Do this
Copy the data below exactly, omitting any picture it contains.

Information supplied
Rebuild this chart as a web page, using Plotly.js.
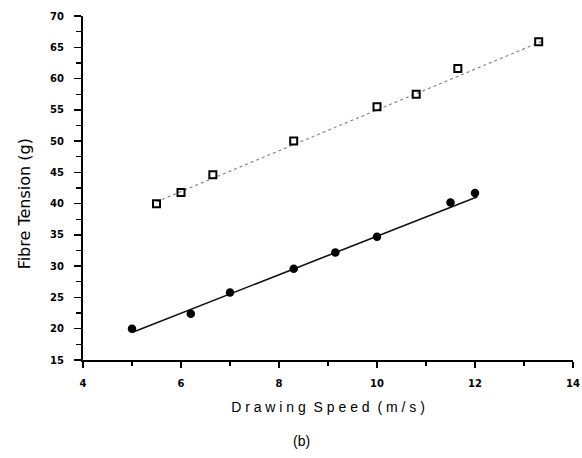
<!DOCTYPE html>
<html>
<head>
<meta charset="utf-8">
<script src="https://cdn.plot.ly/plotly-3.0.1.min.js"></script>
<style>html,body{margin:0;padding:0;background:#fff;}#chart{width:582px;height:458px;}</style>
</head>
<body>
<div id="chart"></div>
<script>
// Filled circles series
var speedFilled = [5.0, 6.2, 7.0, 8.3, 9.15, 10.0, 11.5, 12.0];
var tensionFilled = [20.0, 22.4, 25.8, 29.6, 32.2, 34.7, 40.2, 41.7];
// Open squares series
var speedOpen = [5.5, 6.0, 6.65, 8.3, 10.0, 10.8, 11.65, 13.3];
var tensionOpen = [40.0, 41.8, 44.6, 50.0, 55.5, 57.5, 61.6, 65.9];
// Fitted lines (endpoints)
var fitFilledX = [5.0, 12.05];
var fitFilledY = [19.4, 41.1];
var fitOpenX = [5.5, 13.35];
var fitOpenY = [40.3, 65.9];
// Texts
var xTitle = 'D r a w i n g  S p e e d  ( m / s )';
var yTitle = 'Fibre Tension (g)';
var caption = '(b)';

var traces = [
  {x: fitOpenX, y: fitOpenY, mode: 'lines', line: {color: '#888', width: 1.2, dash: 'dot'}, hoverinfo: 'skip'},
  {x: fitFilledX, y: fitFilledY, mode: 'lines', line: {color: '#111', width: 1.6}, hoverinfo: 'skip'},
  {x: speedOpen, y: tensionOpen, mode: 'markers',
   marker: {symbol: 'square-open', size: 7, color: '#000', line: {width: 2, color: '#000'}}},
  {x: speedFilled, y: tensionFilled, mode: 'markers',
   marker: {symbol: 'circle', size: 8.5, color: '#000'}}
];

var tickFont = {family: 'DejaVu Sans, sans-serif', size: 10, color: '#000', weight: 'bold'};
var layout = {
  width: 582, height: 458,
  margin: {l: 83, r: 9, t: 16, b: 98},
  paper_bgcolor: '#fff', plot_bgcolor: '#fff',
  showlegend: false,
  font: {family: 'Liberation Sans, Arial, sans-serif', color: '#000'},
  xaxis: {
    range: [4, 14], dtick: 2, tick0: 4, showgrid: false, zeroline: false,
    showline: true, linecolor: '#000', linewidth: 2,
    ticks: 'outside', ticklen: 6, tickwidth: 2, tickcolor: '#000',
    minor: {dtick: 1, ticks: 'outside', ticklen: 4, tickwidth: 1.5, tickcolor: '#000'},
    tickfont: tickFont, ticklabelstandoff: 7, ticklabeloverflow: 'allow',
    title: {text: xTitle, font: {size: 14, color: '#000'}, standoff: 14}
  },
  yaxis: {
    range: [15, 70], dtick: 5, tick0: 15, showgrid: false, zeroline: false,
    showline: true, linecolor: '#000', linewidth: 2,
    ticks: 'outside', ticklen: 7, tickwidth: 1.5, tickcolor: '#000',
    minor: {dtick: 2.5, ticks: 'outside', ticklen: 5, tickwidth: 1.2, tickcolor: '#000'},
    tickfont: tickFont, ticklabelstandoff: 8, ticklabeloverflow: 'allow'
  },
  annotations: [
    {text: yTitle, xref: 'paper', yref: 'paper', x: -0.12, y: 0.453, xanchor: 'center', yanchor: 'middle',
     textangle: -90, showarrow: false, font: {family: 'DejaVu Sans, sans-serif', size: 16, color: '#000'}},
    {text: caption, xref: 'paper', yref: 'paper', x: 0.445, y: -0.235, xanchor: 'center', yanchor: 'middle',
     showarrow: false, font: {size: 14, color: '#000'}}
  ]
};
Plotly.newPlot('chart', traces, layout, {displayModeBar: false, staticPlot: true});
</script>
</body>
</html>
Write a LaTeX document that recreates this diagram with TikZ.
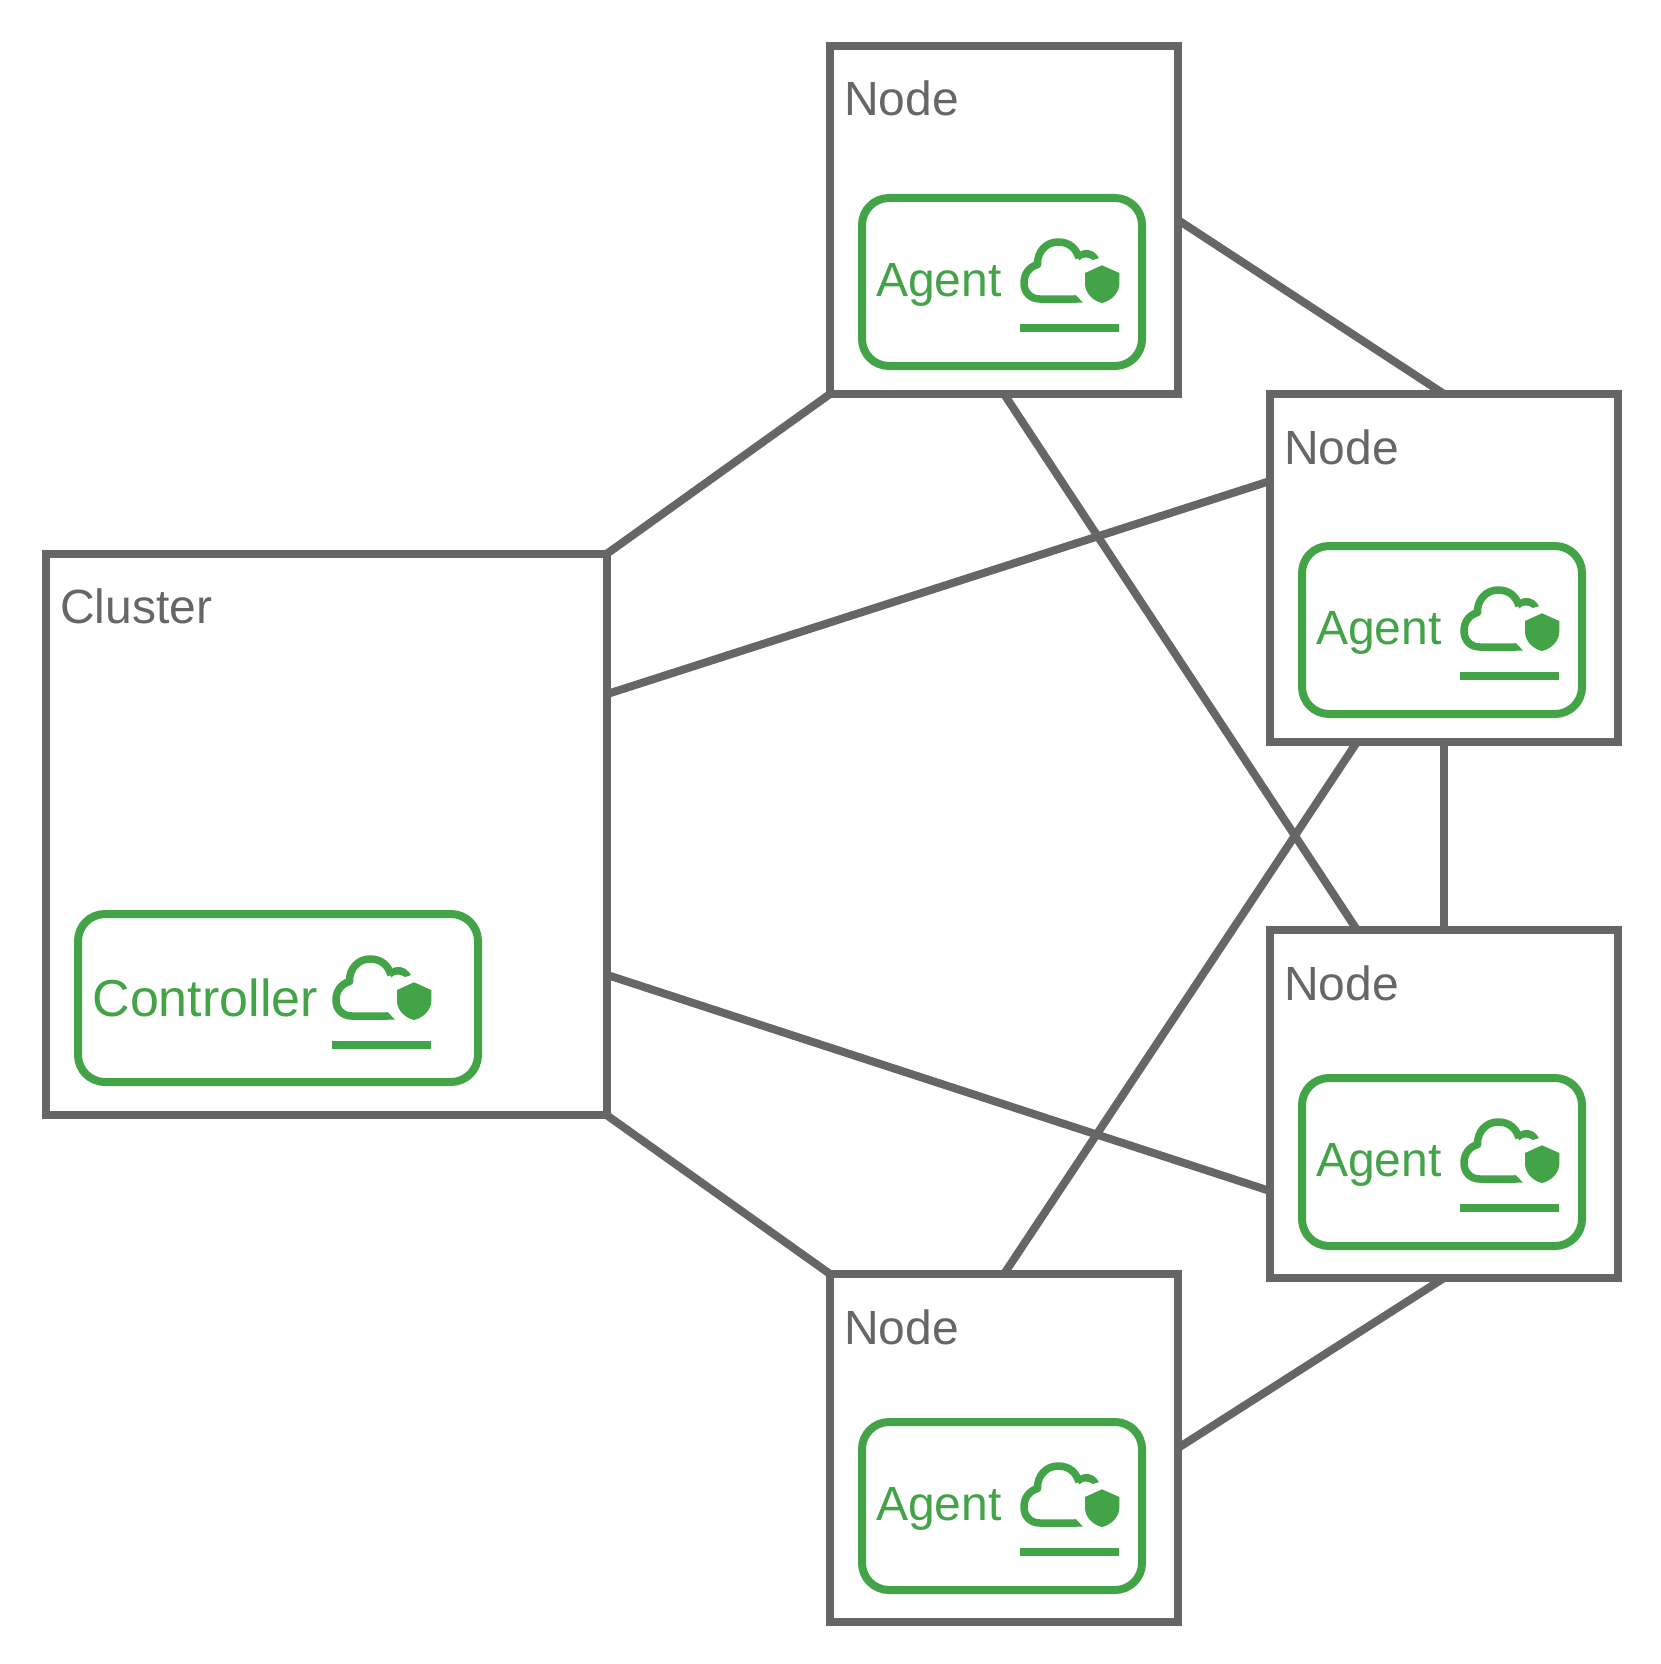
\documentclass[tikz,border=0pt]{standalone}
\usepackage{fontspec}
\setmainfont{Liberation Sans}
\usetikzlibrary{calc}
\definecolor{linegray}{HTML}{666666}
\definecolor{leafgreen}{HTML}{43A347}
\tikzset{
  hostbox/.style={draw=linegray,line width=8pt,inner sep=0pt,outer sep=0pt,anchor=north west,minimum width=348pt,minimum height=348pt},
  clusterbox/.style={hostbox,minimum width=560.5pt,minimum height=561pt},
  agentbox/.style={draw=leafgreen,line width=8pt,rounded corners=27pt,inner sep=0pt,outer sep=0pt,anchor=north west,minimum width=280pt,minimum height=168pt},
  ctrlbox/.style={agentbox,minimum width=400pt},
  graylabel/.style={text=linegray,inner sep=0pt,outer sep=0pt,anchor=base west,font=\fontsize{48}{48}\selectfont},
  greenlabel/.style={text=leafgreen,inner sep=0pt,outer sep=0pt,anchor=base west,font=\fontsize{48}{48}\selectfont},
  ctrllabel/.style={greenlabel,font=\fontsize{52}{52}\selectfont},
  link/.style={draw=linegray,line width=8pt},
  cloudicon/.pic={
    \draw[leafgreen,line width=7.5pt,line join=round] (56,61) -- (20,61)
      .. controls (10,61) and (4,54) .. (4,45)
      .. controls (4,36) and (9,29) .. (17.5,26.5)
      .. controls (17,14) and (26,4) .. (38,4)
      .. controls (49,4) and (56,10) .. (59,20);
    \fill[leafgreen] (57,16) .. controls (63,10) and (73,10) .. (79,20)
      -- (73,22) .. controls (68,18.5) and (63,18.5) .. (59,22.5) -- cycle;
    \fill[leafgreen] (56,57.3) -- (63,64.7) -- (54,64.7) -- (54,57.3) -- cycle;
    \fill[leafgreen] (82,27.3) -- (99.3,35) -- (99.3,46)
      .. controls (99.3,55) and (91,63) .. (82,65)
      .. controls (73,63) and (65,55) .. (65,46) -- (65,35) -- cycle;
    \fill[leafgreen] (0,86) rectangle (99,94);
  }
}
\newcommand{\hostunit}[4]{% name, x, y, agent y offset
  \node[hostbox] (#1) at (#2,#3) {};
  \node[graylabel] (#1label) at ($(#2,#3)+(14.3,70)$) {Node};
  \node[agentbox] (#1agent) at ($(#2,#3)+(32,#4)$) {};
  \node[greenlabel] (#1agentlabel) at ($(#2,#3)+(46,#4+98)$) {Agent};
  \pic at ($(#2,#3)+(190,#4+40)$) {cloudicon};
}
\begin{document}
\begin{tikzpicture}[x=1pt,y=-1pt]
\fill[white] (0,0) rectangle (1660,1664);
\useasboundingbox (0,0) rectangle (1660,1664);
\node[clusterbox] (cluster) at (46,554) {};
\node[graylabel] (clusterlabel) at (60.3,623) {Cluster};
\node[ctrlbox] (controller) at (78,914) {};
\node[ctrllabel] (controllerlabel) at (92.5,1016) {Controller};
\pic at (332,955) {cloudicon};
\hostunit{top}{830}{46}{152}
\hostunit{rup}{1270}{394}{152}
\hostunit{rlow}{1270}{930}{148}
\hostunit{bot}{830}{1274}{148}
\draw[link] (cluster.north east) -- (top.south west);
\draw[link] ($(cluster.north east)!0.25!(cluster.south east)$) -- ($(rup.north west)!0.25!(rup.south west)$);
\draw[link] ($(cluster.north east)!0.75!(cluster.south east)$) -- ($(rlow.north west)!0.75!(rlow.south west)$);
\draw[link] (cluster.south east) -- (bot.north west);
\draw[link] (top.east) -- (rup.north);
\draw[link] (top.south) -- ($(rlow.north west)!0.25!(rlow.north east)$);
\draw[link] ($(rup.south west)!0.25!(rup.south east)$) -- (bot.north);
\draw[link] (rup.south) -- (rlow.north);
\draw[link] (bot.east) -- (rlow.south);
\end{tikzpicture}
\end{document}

Complete output
Rebuild this chart as a web page, using Plotly.js.
<!DOCTYPE html>
<html>
<head>
<meta charset="utf-8">
<script src="https://cdn.plot.ly/plotly-3.0.1.min.js"></script>
<style>html,body{margin:0;padding:0;background:#fff;}#chart{width:582px;height:458px;}</style>
</head>
<body>
<div id="chart"></div>
<script>
// Filled circles series
var speedFilled = [5.0, 6.2, 7.0, 8.3, 9.15, 10.0, 11.5, 12.0];
var tensionFilled = [20.0, 22.4, 25.8, 29.6, 32.2, 34.7, 40.2, 41.7];
// Open squares series
var speedOpen = [5.5, 6.0, 6.65, 8.3, 10.0, 10.8, 11.65, 13.3];
var tensionOpen = [40.0, 41.8, 44.6, 50.0, 55.5, 57.5, 61.6, 65.9];
// Fitted lines (endpoints)
var fitFilledX = [5.0, 12.05];
var fitFilledY = [19.4, 41.1];
var fitOpenX = [5.5, 13.35];
var fitOpenY = [40.3, 65.9];
// Texts
var xTitle = 'D r a w i n g  S p e e d  ( m / s )';
var yTitle = 'Fibre Tension (g)';
var caption = '(b)';

var traces = [
  {x: fitOpenX, y: fitOpenY, mode: 'lines', line: {color: '#888', width: 1.2, dash: 'dot'}, hoverinfo: 'skip'},
  {x: fitFilledX, y: fitFilledY, mode: 'lines', line: {color: '#111', width: 1.6}, hoverinfo: 'skip'},
  {x: speedOpen, y: tensionOpen, mode: 'markers',
   marker: {symbol: 'square-open', size: 7, color: '#000', line: {width: 2, color: '#000'}}},
  {x: speedFilled, y: tensionFilled, mode: 'markers',
   marker: {symbol: 'circle', size: 8.5, color: '#000'}}
];

var tickFont = {family: 'DejaVu Sans, sans-serif', size: 10, color: '#000', weight: 'bold'};
var layout = {
  width: 582, height: 458,
  margin: {l: 83, r: 9, t: 16, b: 98},
  paper_bgcolor: '#fff', plot_bgcolor: '#fff',
  showlegend: false,
  font: {family: 'Liberation Sans, Arial, sans-serif', color: '#000'},
  xaxis: {
    range: [4, 14], dtick: 2, tick0: 4, showgrid: false, zeroline: false,
    showline: true, linecolor: '#000', linewidth: 2,
    ticks: 'outside', ticklen: 6, tickwidth: 2, tickcolor: '#000',
    minor: {dtick: 1, ticks: 'outside', ticklen: 4, tickwidth: 1.5, tickcolor: '#000'},
    tickfont: tickFont, ticklabelstandoff: 7, ticklabeloverflow: 'allow',
    title: {text: xTitle, font: {size: 14, color: '#000'}, standoff: 14}
  },
  yaxis: {
    range: [15, 70], dtick: 5, tick0: 15, showgrid: false, zeroline: false,
    showline: true, linecolor: '#000', linewidth: 2,
    ticks: 'outside', ticklen: 7, tickwidth: 1.5, tickcolor: '#000',
    minor: {dtick: 2.5, ticks: 'outside', ticklen: 5, tickwidth: 1.2, tickcolor: '#000'},
    tickfont: tickFont, ticklabelstandoff: 8, ticklabeloverflow: 'allow'
  },
  annotations: [
    {text: yTitle, xref: 'paper', yref: 'paper', x: -0.12, y: 0.453, xanchor: 'center', yanchor: 'middle',
     textangle: -90, showarrow: false, font: {family: 'DejaVu Sans, sans-serif', size: 16, color: '#000'}},
    {text: caption, xref: 'paper', yref: 'paper', x: 0.445, y: -0.235, xanchor: 'center', yanchor: 'middle',
     showarrow: false, font: {size: 14, color: '#000'}}
  ]
};
Plotly.newPlot('chart', traces, layout, {displayModeBar: false, staticPlot: true});
</script>
</body>
</html>
Write a LaTeX document that recreates this diagram with TikZ.
\documentclass[tikz,border=0pt]{standalone}
\usepackage{fontspec}
\setmainfont{Liberation Sans}
\usetikzlibrary{calc}
\definecolor{linegray}{HTML}{666666}
\definecolor{leafgreen}{HTML}{43A347}
\tikzset{
  hostbox/.style={draw=linegray,line width=8pt,inner sep=0pt,outer sep=0pt,anchor=north west,minimum width=348pt,minimum height=348pt},
  clusterbox/.style={hostbox,minimum width=560.5pt,minimum height=561pt},
  agentbox/.style={draw=leafgreen,line width=8pt,rounded corners=27pt,inner sep=0pt,outer sep=0pt,anchor=north west,minimum width=280pt,minimum height=168pt},
  ctrlbox/.style={agentbox,minimum width=400pt},
  graylabel/.style={text=linegray,inner sep=0pt,outer sep=0pt,anchor=base west,font=\fontsize{48}{48}\selectfont},
  greenlabel/.style={text=leafgreen,inner sep=0pt,outer sep=0pt,anchor=base west,font=\fontsize{48}{48}\selectfont},
  ctrllabel/.style={greenlabel,font=\fontsize{52}{52}\selectfont},
  link/.style={draw=linegray,line width=8pt},
  cloudicon/.pic={
    \draw[leafgreen,line width=7.5pt,line join=round] (56,61) -- (20,61)
      .. controls (10,61) and (4,54) .. (4,45)
      .. controls (4,36) and (9,29) .. (17.5,26.5)
      .. controls (17,14) and (26,4) .. (38,4)
      .. controls (49,4) and (56,10) .. (59,20);
    \fill[leafgreen] (57,16) .. controls (63,10) and (73,10) .. (79,20)
      -- (73,22) .. controls (68,18.5) and (63,18.5) .. (59,22.5) -- cycle;
    \fill[leafgreen] (56,57.3) -- (63,64.7) -- (54,64.7) -- (54,57.3) -- cycle;
    \fill[leafgreen] (82,27.3) -- (99.3,35) -- (99.3,46)
      .. controls (99.3,55) and (91,63) .. (82,65)
      .. controls (73,63) and (65,55) .. (65,46) -- (65,35) -- cycle;
    \fill[leafgreen] (0,86) rectangle (99,94);
  }
}
\newcommand{\hostunit}[4]{% name, x, y, agent y offset
  \node[hostbox] (#1) at (#2,#3) {};
  \node[graylabel] (#1label) at ($(#2,#3)+(14.3,70)$) {Node};
  \node[agentbox] (#1agent) at ($(#2,#3)+(32,#4)$) {};
  \node[greenlabel] (#1agentlabel) at ($(#2,#3)+(46,#4+98)$) {Agent};
  \pic at ($(#2,#3)+(190,#4+40)$) {cloudicon};
}
\begin{document}
\begin{tikzpicture}[x=1pt,y=-1pt]
\fill[white] (0,0) rectangle (1660,1664);
\useasboundingbox (0,0) rectangle (1660,1664);
\node[clusterbox] (cluster) at (46,554) {};
\node[graylabel] (clusterlabel) at (60.3,623) {Cluster};
\node[ctrlbox] (controller) at (78,914) {};
\node[ctrllabel] (controllerlabel) at (92.5,1016) {Controller};
\pic at (332,955) {cloudicon};
\hostunit{top}{830}{46}{152}
\hostunit{rup}{1270}{394}{152}
\hostunit{rlow}{1270}{930}{148}
\hostunit{bot}{830}{1274}{148}
\draw[link] (cluster.north east) -- (top.south west);
\draw[link] ($(cluster.north east)!0.25!(cluster.south east)$) -- ($(rup.north west)!0.25!(rup.south west)$);
\draw[link] ($(cluster.north east)!0.75!(cluster.south east)$) -- ($(rlow.north west)!0.75!(rlow.south west)$);
\draw[link] (cluster.south east) -- (bot.north west);
\draw[link] (top.east) -- (rup.north);
\draw[link] (top.south) -- ($(rlow.north west)!0.25!(rlow.north east)$);
\draw[link] ($(rup.south west)!0.25!(rup.south east)$) -- (bot.north);
\draw[link] (rup.south) -- (rlow.north);
\draw[link] (bot.east) -- (rlow.south);
\end{tikzpicture}
\end{document}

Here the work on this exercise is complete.